▸ Written exercise: Pictures stay out of this copy, which runs from the first line of the material through the line containing "(hket) at (1818,55)".

▸ Given information:
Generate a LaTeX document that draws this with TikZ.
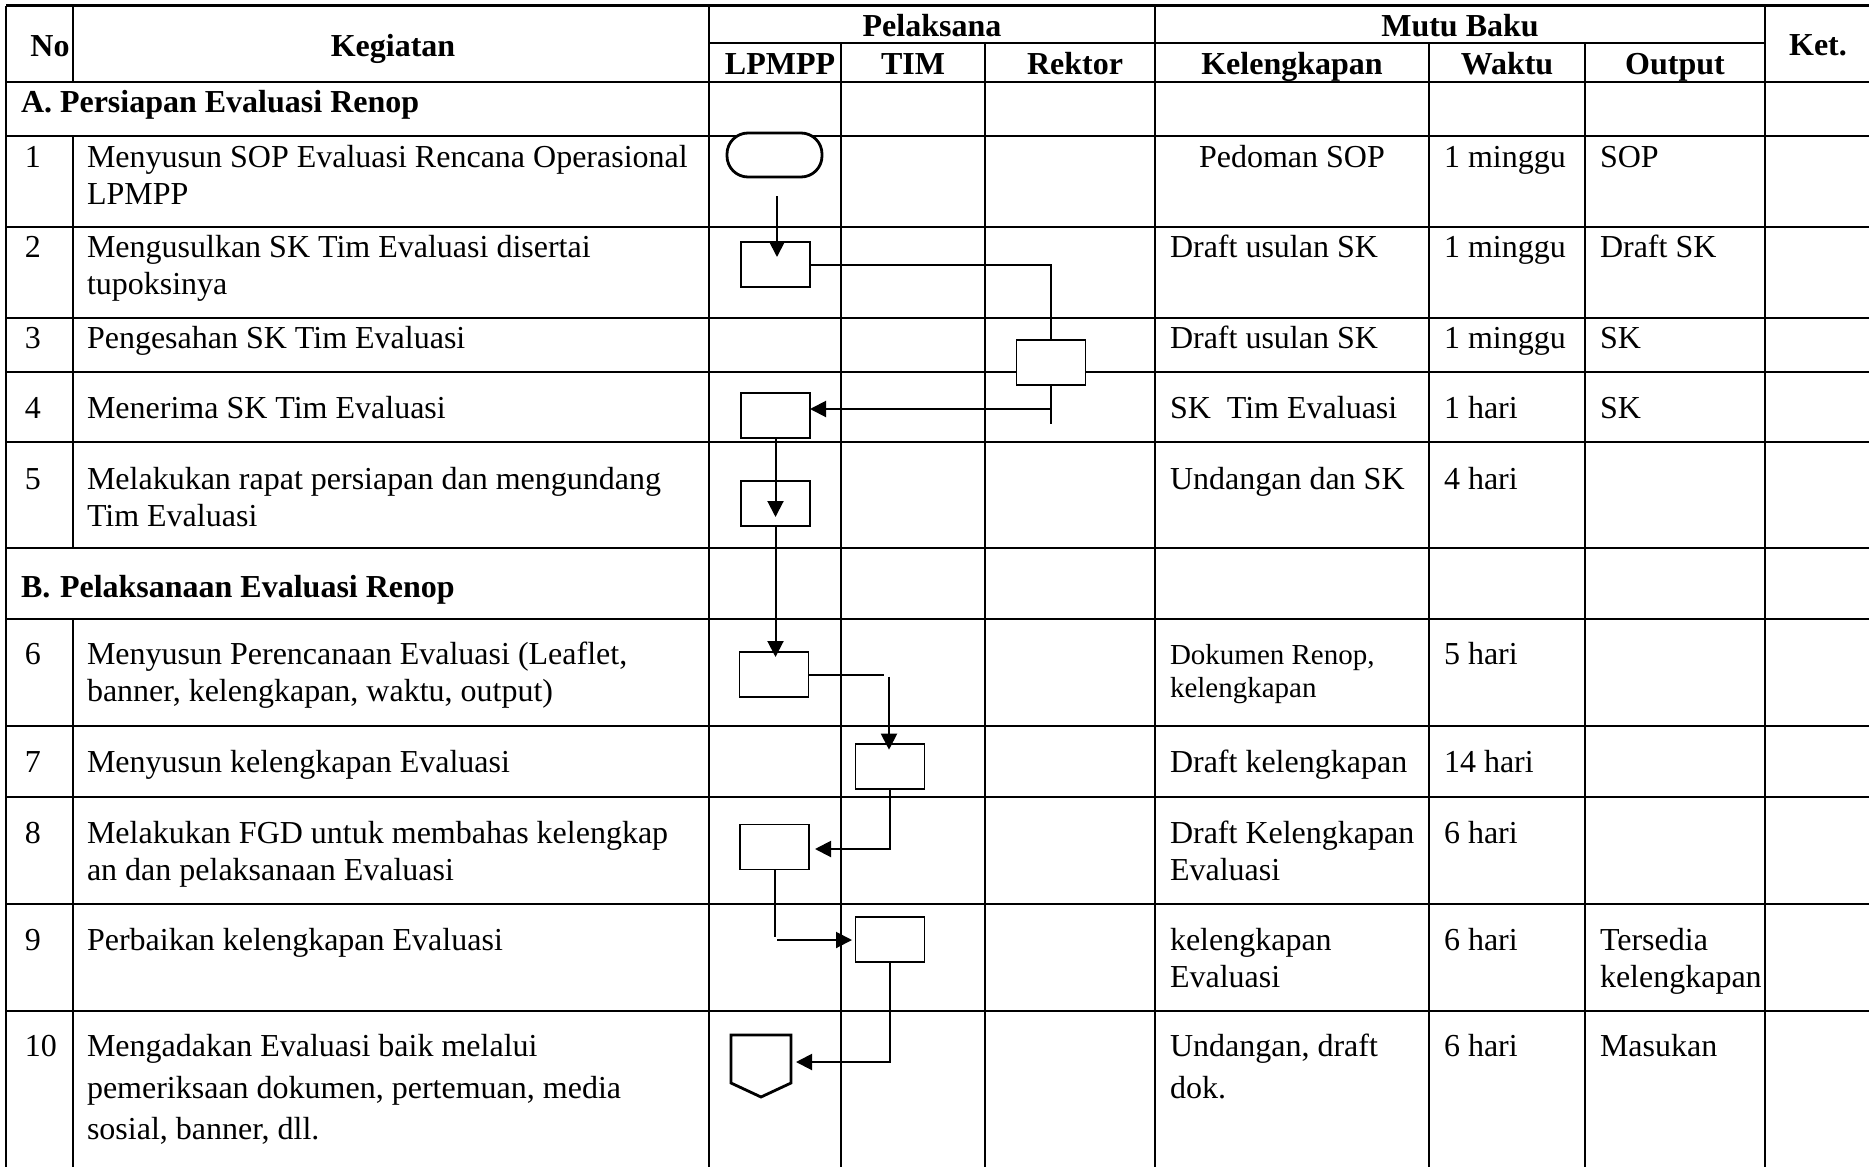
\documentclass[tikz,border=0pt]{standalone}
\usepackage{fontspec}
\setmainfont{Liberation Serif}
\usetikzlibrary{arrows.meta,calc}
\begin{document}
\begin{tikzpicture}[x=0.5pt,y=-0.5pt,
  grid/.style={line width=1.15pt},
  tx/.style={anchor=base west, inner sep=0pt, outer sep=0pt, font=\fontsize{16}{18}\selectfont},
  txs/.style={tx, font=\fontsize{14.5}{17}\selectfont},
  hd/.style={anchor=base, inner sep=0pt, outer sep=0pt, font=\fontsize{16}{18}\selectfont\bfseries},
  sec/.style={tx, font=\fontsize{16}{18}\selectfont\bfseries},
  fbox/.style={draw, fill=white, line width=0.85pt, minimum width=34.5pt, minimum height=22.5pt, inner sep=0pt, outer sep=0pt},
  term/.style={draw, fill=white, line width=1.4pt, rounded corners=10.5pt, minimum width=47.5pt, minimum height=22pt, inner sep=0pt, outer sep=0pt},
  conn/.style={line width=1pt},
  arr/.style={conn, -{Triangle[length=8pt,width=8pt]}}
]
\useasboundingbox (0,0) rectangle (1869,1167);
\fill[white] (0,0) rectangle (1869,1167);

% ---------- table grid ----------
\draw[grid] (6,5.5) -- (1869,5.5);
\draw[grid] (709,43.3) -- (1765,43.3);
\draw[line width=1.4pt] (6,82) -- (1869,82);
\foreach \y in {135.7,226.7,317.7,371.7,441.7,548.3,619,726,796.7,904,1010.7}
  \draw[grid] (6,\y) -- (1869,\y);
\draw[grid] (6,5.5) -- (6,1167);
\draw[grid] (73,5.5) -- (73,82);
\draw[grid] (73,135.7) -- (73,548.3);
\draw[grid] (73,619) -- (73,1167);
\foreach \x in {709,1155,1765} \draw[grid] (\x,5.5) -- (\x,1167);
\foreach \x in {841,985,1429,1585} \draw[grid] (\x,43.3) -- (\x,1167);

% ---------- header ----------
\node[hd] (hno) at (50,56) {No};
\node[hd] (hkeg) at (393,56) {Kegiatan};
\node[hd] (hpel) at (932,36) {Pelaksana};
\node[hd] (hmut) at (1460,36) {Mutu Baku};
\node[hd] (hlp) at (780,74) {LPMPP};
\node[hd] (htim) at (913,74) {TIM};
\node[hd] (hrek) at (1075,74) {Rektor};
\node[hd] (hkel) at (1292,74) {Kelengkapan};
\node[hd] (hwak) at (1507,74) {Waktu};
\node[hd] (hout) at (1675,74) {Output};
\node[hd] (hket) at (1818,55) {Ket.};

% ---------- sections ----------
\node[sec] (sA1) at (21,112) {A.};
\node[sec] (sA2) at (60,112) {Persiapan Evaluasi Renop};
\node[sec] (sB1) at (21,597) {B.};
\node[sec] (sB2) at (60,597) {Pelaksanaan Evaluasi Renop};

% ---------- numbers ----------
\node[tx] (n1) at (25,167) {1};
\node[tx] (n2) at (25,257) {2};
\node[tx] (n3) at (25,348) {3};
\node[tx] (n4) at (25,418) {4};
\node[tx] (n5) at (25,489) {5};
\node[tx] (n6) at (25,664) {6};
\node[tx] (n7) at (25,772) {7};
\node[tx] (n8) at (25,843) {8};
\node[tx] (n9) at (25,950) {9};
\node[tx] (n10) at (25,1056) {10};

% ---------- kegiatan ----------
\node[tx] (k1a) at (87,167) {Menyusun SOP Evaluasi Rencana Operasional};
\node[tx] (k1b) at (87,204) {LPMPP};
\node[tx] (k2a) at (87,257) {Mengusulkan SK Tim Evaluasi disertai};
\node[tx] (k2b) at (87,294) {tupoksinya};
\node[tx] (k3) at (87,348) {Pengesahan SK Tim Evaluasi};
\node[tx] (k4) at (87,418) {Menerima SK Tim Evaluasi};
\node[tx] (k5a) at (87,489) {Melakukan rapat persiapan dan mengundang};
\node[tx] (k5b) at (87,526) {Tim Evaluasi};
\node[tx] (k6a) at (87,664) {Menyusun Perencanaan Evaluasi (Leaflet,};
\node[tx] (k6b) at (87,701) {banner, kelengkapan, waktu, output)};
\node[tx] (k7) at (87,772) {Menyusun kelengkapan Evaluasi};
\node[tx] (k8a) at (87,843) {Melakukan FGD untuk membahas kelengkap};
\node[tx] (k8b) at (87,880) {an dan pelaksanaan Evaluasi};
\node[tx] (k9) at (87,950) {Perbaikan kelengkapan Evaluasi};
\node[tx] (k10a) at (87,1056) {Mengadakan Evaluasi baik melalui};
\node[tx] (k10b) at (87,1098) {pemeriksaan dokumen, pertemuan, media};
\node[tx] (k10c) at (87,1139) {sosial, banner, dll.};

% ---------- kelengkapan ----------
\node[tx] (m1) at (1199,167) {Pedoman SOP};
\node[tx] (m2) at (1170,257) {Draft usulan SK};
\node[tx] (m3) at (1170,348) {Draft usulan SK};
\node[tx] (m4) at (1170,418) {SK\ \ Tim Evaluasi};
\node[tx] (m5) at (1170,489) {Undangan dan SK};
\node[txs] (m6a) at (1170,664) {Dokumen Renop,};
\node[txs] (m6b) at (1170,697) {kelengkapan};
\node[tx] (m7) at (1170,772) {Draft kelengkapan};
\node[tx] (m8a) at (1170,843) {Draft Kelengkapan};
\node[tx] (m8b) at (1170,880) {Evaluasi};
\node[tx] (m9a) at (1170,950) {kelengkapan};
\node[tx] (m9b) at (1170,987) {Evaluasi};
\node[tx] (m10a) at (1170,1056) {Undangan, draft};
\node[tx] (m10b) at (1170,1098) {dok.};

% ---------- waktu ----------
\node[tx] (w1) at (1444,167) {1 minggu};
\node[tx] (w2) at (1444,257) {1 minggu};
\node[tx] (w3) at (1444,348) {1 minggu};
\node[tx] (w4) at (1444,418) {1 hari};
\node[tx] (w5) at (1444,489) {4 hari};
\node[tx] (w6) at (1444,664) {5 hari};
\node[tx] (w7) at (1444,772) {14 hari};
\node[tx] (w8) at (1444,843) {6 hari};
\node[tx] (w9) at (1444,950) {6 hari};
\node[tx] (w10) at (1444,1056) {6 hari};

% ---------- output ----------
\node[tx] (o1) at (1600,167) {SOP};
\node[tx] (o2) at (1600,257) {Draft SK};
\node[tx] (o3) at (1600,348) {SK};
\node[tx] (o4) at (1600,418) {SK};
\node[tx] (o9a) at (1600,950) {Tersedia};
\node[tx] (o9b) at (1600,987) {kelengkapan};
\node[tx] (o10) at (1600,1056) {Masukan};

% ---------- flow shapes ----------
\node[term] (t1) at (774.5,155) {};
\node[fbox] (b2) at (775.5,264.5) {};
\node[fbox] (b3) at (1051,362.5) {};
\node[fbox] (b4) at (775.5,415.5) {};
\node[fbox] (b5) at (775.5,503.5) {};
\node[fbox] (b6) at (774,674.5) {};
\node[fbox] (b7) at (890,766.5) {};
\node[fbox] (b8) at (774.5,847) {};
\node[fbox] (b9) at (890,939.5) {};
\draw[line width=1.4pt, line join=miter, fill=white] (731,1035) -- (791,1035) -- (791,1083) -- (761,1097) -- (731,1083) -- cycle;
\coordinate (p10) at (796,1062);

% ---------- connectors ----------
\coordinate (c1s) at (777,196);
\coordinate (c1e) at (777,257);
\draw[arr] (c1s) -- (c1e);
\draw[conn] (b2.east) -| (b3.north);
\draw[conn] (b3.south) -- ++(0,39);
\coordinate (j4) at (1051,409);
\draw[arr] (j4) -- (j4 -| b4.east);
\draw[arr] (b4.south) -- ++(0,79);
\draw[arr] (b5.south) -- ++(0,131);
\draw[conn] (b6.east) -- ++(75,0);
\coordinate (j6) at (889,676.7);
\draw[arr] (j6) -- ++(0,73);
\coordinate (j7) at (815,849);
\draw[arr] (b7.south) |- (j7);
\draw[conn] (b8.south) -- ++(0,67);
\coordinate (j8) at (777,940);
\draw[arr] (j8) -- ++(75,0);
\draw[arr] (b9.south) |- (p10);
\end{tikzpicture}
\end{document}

▸ The result:
Generate a LaTeX document that draws this with TikZ.
\documentclass[tikz,border=0pt]{standalone}
\usepackage{fontspec}
\setmainfont{Liberation Serif}
\usetikzlibrary{arrows.meta,calc}
\begin{document}
\begin{tikzpicture}[x=0.5pt,y=-0.5pt,
  grid/.style={line width=1.15pt},
  tx/.style={anchor=base west, inner sep=0pt, outer sep=0pt, font=\fontsize{16}{18}\selectfont},
  txs/.style={tx, font=\fontsize{14.5}{17}\selectfont},
  hd/.style={anchor=base, inner sep=0pt, outer sep=0pt, font=\fontsize{16}{18}\selectfont\bfseries},
  sec/.style={tx, font=\fontsize{16}{18}\selectfont\bfseries},
  fbox/.style={draw, fill=white, line width=0.85pt, minimum width=34.5pt, minimum height=22.5pt, inner sep=0pt, outer sep=0pt},
  term/.style={draw, fill=white, line width=1.4pt, rounded corners=10.5pt, minimum width=47.5pt, minimum height=22pt, inner sep=0pt, outer sep=0pt},
  conn/.style={line width=1pt},
  arr/.style={conn, -{Triangle[length=8pt,width=8pt]}}
]
\useasboundingbox (0,0) rectangle (1869,1167);
\fill[white] (0,0) rectangle (1869,1167);

% ---------- table grid ----------
\draw[grid] (6,5.5) -- (1869,5.5);
\draw[grid] (709,43.3) -- (1765,43.3);
\draw[line width=1.4pt] (6,82) -- (1869,82);
\foreach \y in {135.7,226.7,317.7,371.7,441.7,548.3,619,726,796.7,904,1010.7}
  \draw[grid] (6,\y) -- (1869,\y);
\draw[grid] (6,5.5) -- (6,1167);
\draw[grid] (73,5.5) -- (73,82);
\draw[grid] (73,135.7) -- (73,548.3);
\draw[grid] (73,619) -- (73,1167);
\foreach \x in {709,1155,1765} \draw[grid] (\x,5.5) -- (\x,1167);
\foreach \x in {841,985,1429,1585} \draw[grid] (\x,43.3) -- (\x,1167);

% ---------- header ----------
\node[hd] (hno) at (50,56) {No};
\node[hd] (hkeg) at (393,56) {Kegiatan};
\node[hd] (hpel) at (932,36) {Pelaksana};
\node[hd] (hmut) at (1460,36) {Mutu Baku};
\node[hd] (hlp) at (780,74) {LPMPP};
\node[hd] (htim) at (913,74) {TIM};
\node[hd] (hrek) at (1075,74) {Rektor};
\node[hd] (hkel) at (1292,74) {Kelengkapan};
\node[hd] (hwak) at (1507,74) {Waktu};
\node[hd] (hout) at (1675,74) {Output};
\node[hd] (hket) at (1818,55) {Ket.};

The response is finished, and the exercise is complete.